By that measure, it would usually have taken five or six years to approve 200,000 new residents.
Immigration figures show New Zealand has created more residents in the last six months than any year in the last decade.
However, the number of applications that have been decided has not been even across nationalities.
More than one in five of the 10,000 British applicants have already had their residence decided, compared with fewer than one in 12 Chinese.
The top five nationalities of fast-track (2021) residence applications, broken down by those accepted for consideration, 'on hand' (accepted for processing but not yet decided) and those finalised (approved or declined). Illustration: RNZ / Farah Hancock
Further analysis suggests Chinese applicants are less likely to be approved: 3.9 percent have been declined, compared to 2 percent for Indians and South Africans.
Applications are due to close in July, and the number of potential residents already outstrip the government's estimates by 30,000 people.
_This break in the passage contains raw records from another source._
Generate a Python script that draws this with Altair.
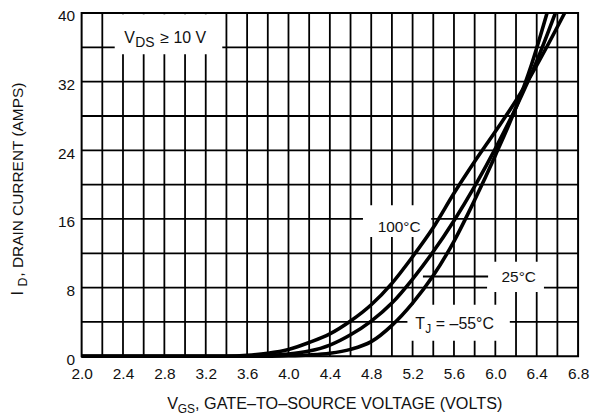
import altair as alt
import pandas as pd

# ---- curve data (V_GS in volts, I_D in amps) ----
v_100 = [2.0, 3.4, 3.6, 3.8, 4.0, 4.2, 4.4, 4.6, 4.8, 5.0, 5.2, 5.4, 5.6, 5.8, 6.0, 6.2, 6.4, 6.67]
i_100 = [0, 0, 0.1, 0.35, 0.8, 1.6, 2.6, 4.1, 6.0, 8.5, 11.6, 15.0, 19.0, 22.7, 26.2, 29.8, 33.9, 40]
v_25 = [2.0, 3.6, 3.8, 4.0, 4.2, 4.4, 4.6, 4.8, 5.0, 5.2, 5.4, 5.6, 5.8, 6.0, 6.2, 6.4, 6.58]
i_25 = [0, 0, 0.08, 0.25, 0.6, 1.3, 2.5, 4.1, 6.2, 9.0, 12.2, 15.8, 19.8, 24.2, 29.0, 34.4, 40]
v_m55 = [2.0, 3.8, 4.0, 4.2, 4.4, 4.6, 4.8, 5.0, 5.2, 5.4, 5.6, 5.8, 6.0, 6.2, 6.35, 6.5]
i_m55 = [0, 0, 0.05, 0.15, 0.35, 0.8, 1.7, 3.6, 6.2, 9.4, 13.4, 18.2, 23.4, 29.0, 34.0, 40]

# ---- axis ticks / grid ----
x_ticks = [2.0, 2.4, 2.8, 3.2, 3.6, 4.0, 4.4, 4.8, 5.2, 5.6, 6.0, 6.4, 6.8]
y_ticks = [0, 8, 16, 24, 32, 40]
grid_x = [2.2, 2.4, 2.6, 2.8, 3.0, 3.2, 3.4, 3.6, 3.8, 4.0, 4.2, 4.4, 4.6, 4.8,
          5.0, 5.2, 5.4, 5.6, 5.8, 6.0, 6.2, 6.4, 6.6]
grid_y = [4, 8, 12, 16, 20, 24, 28, 32, 36]

# ---- label boxes (white knock-outs behind annotations) ----
box_v1 = [2.32, 4.72, 5.92, 5.15]
box_v2 = [3.36, 5.38, 6.47, 6.14]
box_i1 = [35.2, 13.9, 7.5, 1.8]
box_i2 = [39.85, 17.6, 11.0, 6.0]

# ---- annotations ----
ann_left_text = ["V", "DS", "\u2265 10 V", "T", "J", "=  \u201355\u00b0C"]
ann_left_v = [2.413, 2.519, 2.76, 5.225, 5.322, 5.425]
ann_left_i = [36.5, 36.0, 36.5, 3.13, 2.67, 3.13]
ann_left_size = [16, 14, 16, 16, 12, 16]

ann_center_text = ["100\u00b0C", "25\u00b0C"]
ann_center_v = [5.07, 6.226]
ann_center_i = [14.5, 8.7]
ann_center_size = [15.5, 15.5]

leader_v = [5.3]
leader_v2 = [5.93]
leader_i = [9.3]

FONT = "Liberation Sans, Arial, Helvetica, sans-serif"
INK = "#111111"

curves = pd.concat([
    pd.DataFrame({"v": v_100, "i": i_100, "series": "100C"}),
    pd.DataFrame({"v": v_25, "i": i_25, "series": "25C"}),
    pd.DataFrame({"v": v_m55, "i": i_m55, "series": "-55C"}),
])

xs = alt.Scale(domain=[2.0, 6.8], nice=False, zero=False)
ys = alt.Scale(domain=[0, 40], nice=False, zero=False)

xa = alt.Axis(values=x_ticks, format=".1f", title=None, grid=False, ticks=False,
              domain=False, labelPadding=22, labelBaseline="alphabetic",
              labelFontSize=15.5, labelFont=FONT, labelColor=INK,
              labelOverlap=False, labelFlush=False)
ya = alt.Axis(values=y_ticks, format="d", title=None, grid=False, ticks=False,
              domain=False, labelPadding=7, labelOffset=8, labelBaseline="alphabetic",
              labelFontSize=15.5, labelFont=FONT, labelColor=INK,
              labelOverlap=False, labelFlush=False)

vgrid = alt.Chart(pd.DataFrame({"gx": grid_x})).mark_rule(
    color="black", strokeWidth=1.8).encode(
    x=alt.X("gx:Q", scale=xs, axis=xa))
hgrid = alt.Chart(pd.DataFrame({"gy": grid_y})).mark_rule(
    color="black", strokeWidth=1.8).encode(
    y=alt.Y("gy:Q", scale=ys, axis=ya))

boxes = alt.Chart(pd.DataFrame({"v1": box_v1, "v2": box_v2,
                                "i1": box_i1, "i2": box_i2})).mark_rect(
    fill="white").encode(
    x=alt.X("v1:Q", scale=xs, axis=xa), x2="v2:Q",
    y=alt.Y("i1:Q", scale=ys, axis=ya), y2="i2:Q")

leader = alt.Chart(pd.DataFrame({"v": leader_v, "v2": leader_v2, "i": leader_i})).mark_rule(
    color="black", strokeWidth=2).encode(
    x=alt.X("v:Q", scale=xs, axis=xa), x2="v2:Q",
    y=alt.Y("i:Q", scale=ys, axis=ya))

lines = alt.Chart(curves).mark_line(
    color="black", strokeWidth=3.6, interpolate="monotone").encode(
    x=alt.X("v:Q", scale=xs, axis=xa),
    y=alt.Y("i:Q", scale=ys, axis=ya),
    detail="series:N")

ann_left = alt.Chart(pd.DataFrame({"t": ann_left_text, "v": ann_left_v,
                                   "i": ann_left_i, "s": ann_left_size})).mark_text(
    align="left", baseline="alphabetic", font=FONT, color=INK).encode(
    x=alt.X("v:Q", scale=xs, axis=xa),
    y=alt.Y("i:Q", scale=ys, axis=ya),
    text="t:N", size=alt.Size("s:Q", scale=None))

ann_center = alt.Chart(pd.DataFrame({"t": ann_center_text, "v": ann_center_v,
                                     "i": ann_center_i, "s": ann_center_size})).mark_text(
    align="center", baseline="alphabetic", font=FONT, color=INK).encode(
    x=alt.X("v:Q", scale=xs, axis=xa),
    y=alt.Y("i:Q", scale=ys, axis=ya),
    text="t:N", size=alt.Size("s:Q", scale=None))

# ---- axis titles with subscripts ----
def piece(txt, px, py, size, angle=0):
    m = alt.Chart(pd.DataFrame({"t": [txt]})).mark_text(
        align="left", baseline="alphabetic", font=FONT, color=INK,
        fontSize=size, angle=angle)
    return m.encode(text="t:N", x=alt.value(px), y=alt.value(py))

xt1 = piece("V", 86, 398, 16.3)
xt2 = piece("GS", 96.5, 402, 12)
xt3 = piece(", GATE\u2013TO\u2013SOURCE VOLTAGE (VOLTS)", 114, 398, 16.3)

yt1 = piece("I", -59, 284, 16, 270)
yt2 = piece("D", -55, 275, 12.5, 270)
yt3 = piece(", DRAIN CURRENT (AMPS)", -59, 265, 15.5, 270)

chart = alt.layer(vgrid, hgrid, boxes, leader, lines, ann_left, ann_center,
                  xt1, xt2, xt3, yt1, yt2, yt3).properties(
    width=499, height=345,
    autosize=alt.AutoSizeParams(type="none"),
    padding={"left": 74, "top": 4, "right": 16, "bottom": 58},
).configure_view(stroke="black", strokeWidth=2)

chart.save("out.html", embed_options={"renderer": "svg", "actions": False})
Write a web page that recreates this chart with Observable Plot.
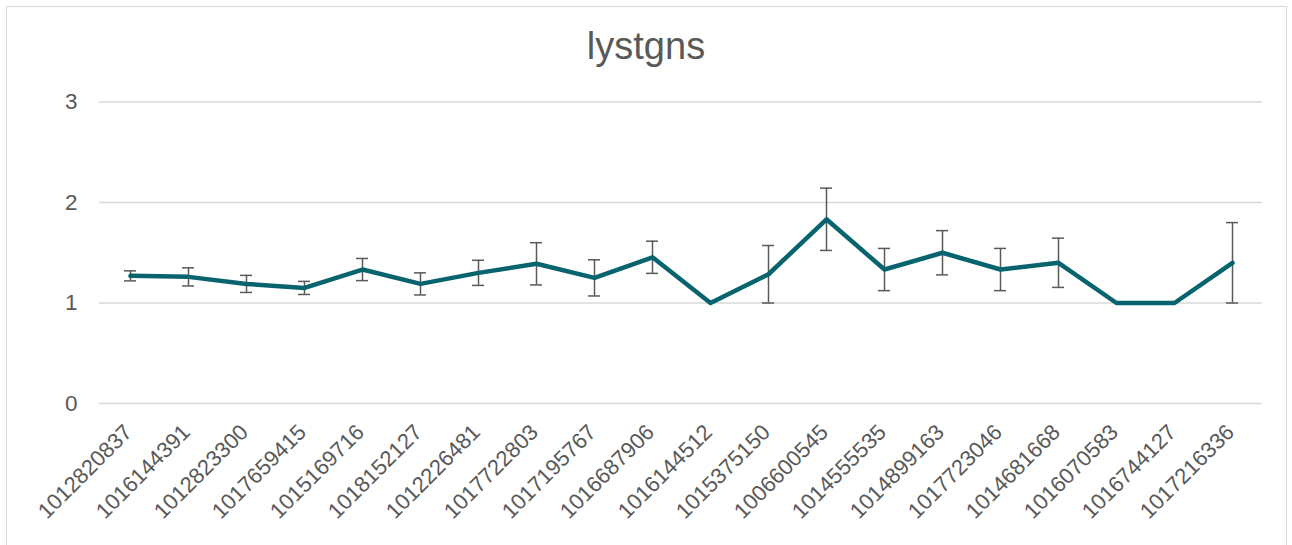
<!DOCTYPE html>
<html>
<head>
<meta charset="utf-8">
<script src="https://cdn.jsdelivr.net/npm/d3@7"></script>
<script src="https://cdn.jsdelivr.net/npm/@observablehq/plot@0.6"></script>
<style>
  html, body { margin: 0; padding: 0; background: #fff; }
  #wrap { position: relative; width: 1292px; height: 545px; overflow: hidden; font-family: "Liberation Sans", Arial, sans-serif; }
  #border { position: absolute; left: 6px; top: 6px; width: 1281px; height: 600px; border: 1px solid #d9d9d9; box-sizing: border-box; }
  #title { position: absolute; left: 0; top: 27px; width: 1292px; text-align: center; font-size: 38px; line-height: 38px; color: #595959; }
  #chart { position: absolute; left: 0; top: 80px; }
</style>
</head>
<body>
<div id="wrap">
  <div id="border"></div>
  <div id="title">lystgns</div>
  <div id="chart"></div>
</div>
<script>
const ids = ["1012820837","1016144391","1012823300","1017659415","1015169716","1018152127","1012226481","1017722803","1017195767","1016687906","1016144512","1015375150","1006600545","1014555535","1014899163","1017723046","1014681668","1016070583","1016744127","1017216336"];
const means = [1.27, 1.26, 1.19, 1.15, 1.333, 1.19, 1.3, 1.39, 1.25, 1.455, 1.0, 1.286, 1.833, 1.333, 1.5, 1.333, 1.4, 1.0, 1.0, 1.4];
const errs = [0.05, 0.09, 0.085, 0.065, 0.11, 0.11, 0.125, 0.21, 0.18, 0.16, 0, 0.286, 0.31, 0.21, 0.22, 0.21, 0.245, 0, 0, 0.4];
const yTicks = [0, 1, 2, 3];

const rows = ids.map((id, i) => ({id, mean: means[i], err: errs[i], lo: means[i] - errs[i], hi: means[i] + errs[i]}));
const withErr = rows.filter(d => d.err > 0);
const caps = withErr.flatMap(d => [{id: d.id, v: d.lo}, {id: d.id, v: d.hi}]);

const chart = Plot.plot({
  width: 1292,
  height: 465,
  marginLeft: 99,
  marginRight: 30,
  marginTop: 21.5,
  marginBottom: 142,
  style: {color: "#595959", fontFamily: "'Liberation Sans', Arial, sans-serif", fontSize: "22px", background: "transparent"},
  x: {type: "point", domain: ids, padding: 0.5},
  y: {domain: [0, 3]},
  marks: [
    Plot.ruleY(yTicks, {stroke: "#d9d9d9", strokeWidth: 1.5}),
    Plot.axisY({ticks: yTicks, tickSize: 0, tickPadding: 22, fontSize: 22.5, tickFormat: d => String(d)}),
    Plot.axisX({tickRotate: -45, tickSize: 0, tickPadding: 25, dx: -2, fontSize: 22, label: null}),
    Plot.ruleX(withErr, {x: "id", y1: "lo", y2: "hi", stroke: "#595959", strokeWidth: 1.5}),
    Plot.ruleY(caps, {x1: "id", x2: "id", y: "v", insetLeft: -6, insetRight: -6, stroke: "#595959", strokeWidth: 1.5}),
    Plot.line(rows, {x: "id", y: "mean", stroke: "#07646f", strokeWidth: 4.5, strokeLinejoin: "round", strokeLinecap: "round"})
  ]
});
document.getElementById("chart").appendChild(chart);
</script>
</body>
</html>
When it announced the policy last year, it said 165,000 people may be eligible, but that figure did not include overseas partners and children.
As of 15 May, 97,179 applications including 194,632 people had been received and 21,364 applications had been approved - with residence visas for 48,327 people issued.
The government has pledged that 80 percent of applications will be decided within 12 months.
National immigration spokesperson Erica Stanford said Immigration New Zealand's processing rate meant it would not hit the target until October 2023.
The National Party has raised concerns immigration staff might be spread too thinly to process the high quantity of residence visas at the same time that the border is reopening to travellers and migrant workers who also need visas.
A new fast-track residence programme for professions such as doctors, engineers and scientists is also due to start in September, and the Accredited Employer Work Visa began its opening stage on Monday.
INZ said it continued its aim of completing 80 percent of R21 applications within 12 months.
Skilled migrants
The Productivity Commission is due to release its report into immigration next week.
Its draft suggested there was a disconnect between immigration policy and the supply of housing and new infrastructure. It also wanted the government to remove visa conditions that tie a migrant to a specific employer.
The report may influence the next announcement in the sector - a new skilled migrant policy, or the reopening of the existing programme.
The government announced a fortnight ago that the border would reopen fully and visa processing for overseas applicants would restart on the last day of July, with a Green List/fast-track to residence for highly skilled workers in September.
But people not in those occupations - or a second tier pathway to residence which includes nurses and teachers - are waiting for news.
They include people not eligible for the fast-track residence visa because they were not on a work visa when the policy was announced last year, or because they have not been in the country long enough.
The government said it would restart a skilled migrant policy in July, but that has been pushed out to September.